One piece, “After Malcolm: Islam and the Black Freedom Struggle”, aims to preserve the memory of the role of Islam in African American history and share the impact that traditional Islam had on the black nationalist movement after the death of Malcolm X, a leading spokesperson for Black Muslims during the Civil Rights Movement.
“Take Me With You” by John Q., also featured in “Hearsay”, illustrates the southern gay experience in past generations.
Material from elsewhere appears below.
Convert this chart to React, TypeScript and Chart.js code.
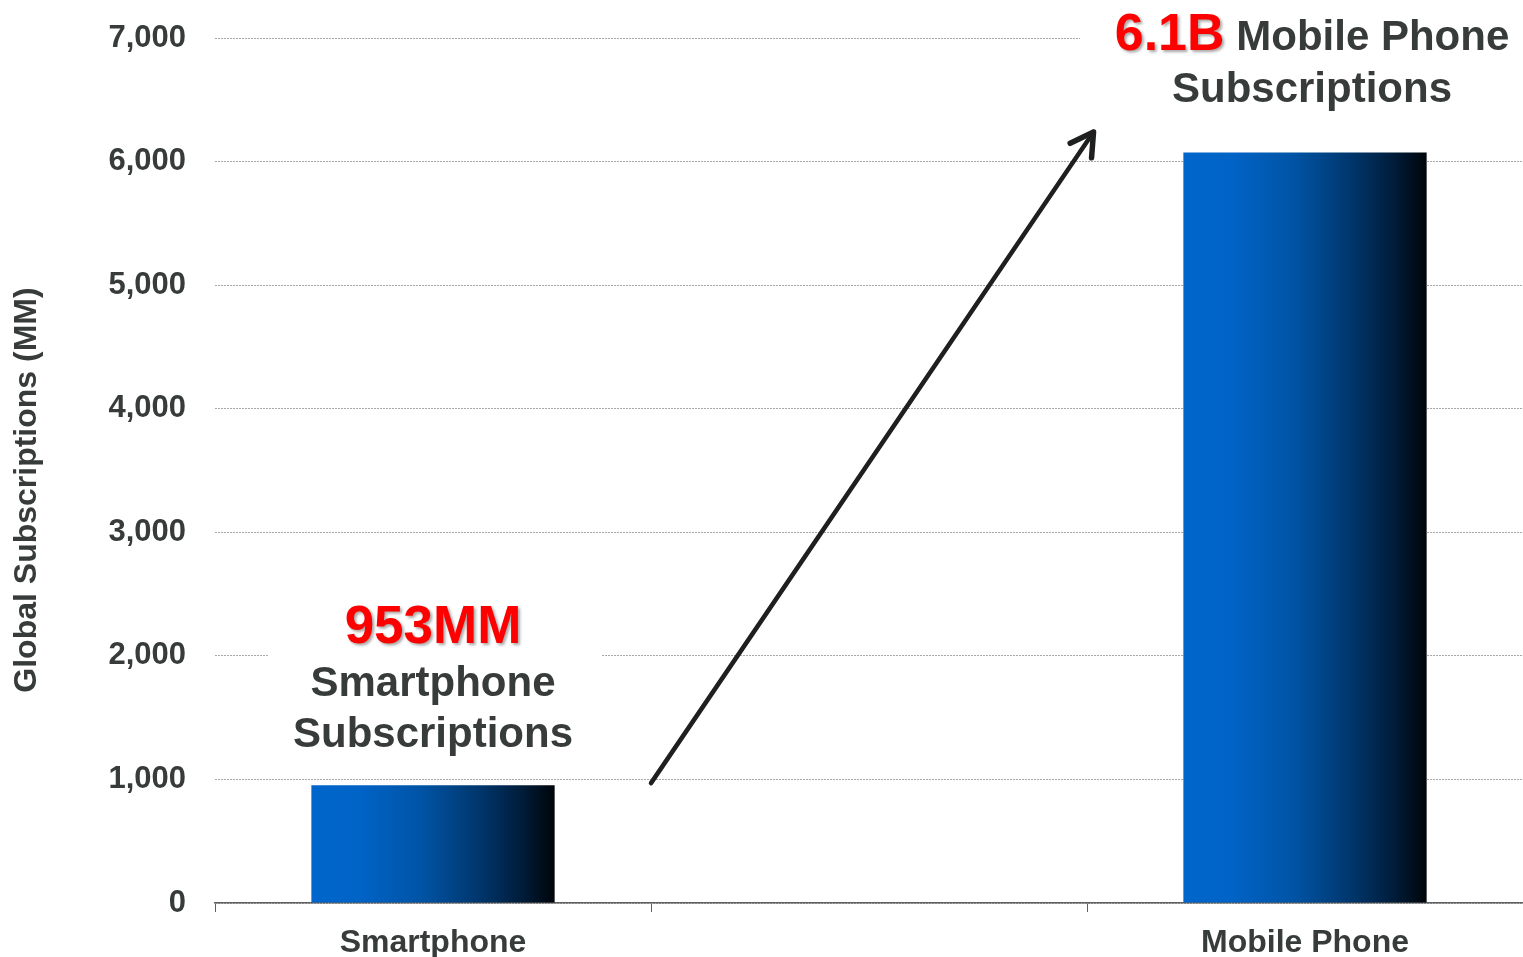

It includes the video documentation of Crawford Barton’s trip from Atlanta to San Francisco at the beginning of gay liberation 40 years ago, which is played parallel to John Q’s documentation of his own road trip from Atlanta to Resaca.
“Hearsay” also includes several exhibits from artists Nikita Gale, Carolyn Carr, Robert Sherer, and George Long, as well as an exhibit curated by Adam Doskey and Frank Brannon on the history of Cherokee-language printing.
One such piece, “Heirloom”, contains a quilt meant to explore the “unusual lives and deaths of the six Mariettans portrayed on it,” said artist Sherer in an email.
“Watching lurid forensic television shows and reading true crime novels are among my guilty pleasures. When one lives in a small town where there are many things we are not supposed to talk about, gossip becomes the World Wide Web,” Sherer said. “I was delighted to find that most people share my interest in scandals, gossip, family secrets, and bizarre tales.”
By sharing this exhibit with the public, Sherer hopes to intrigue people with the stories of six Marietta citizens and have them realize that, “secrets can be exhumed and retold and become distorted through time”.
In “Some of its Parts” textile artist, Rowland Ricketts, and soundscape musician Norbert Herber worked together to create a work of art that appeals to viewers on a visual and audible level.
According to Indiana University’s Institute for Digital Arts and Humanities, Herber is known for using audio to explore the relationship between sound and people in different environments.
Ricketts received his MFA from Cranbrook Academy of Art and spent time in Japan training in indigo farming and dyeing, according to his website. He added a section in “Some of its Parts” that educates visitors about the indigo dyeing process.
“Some of its Parts” includes a piece called “Untitled- After Te-Ita”, in which Ricketts created by using a combination of stones and indigo-dyed wool.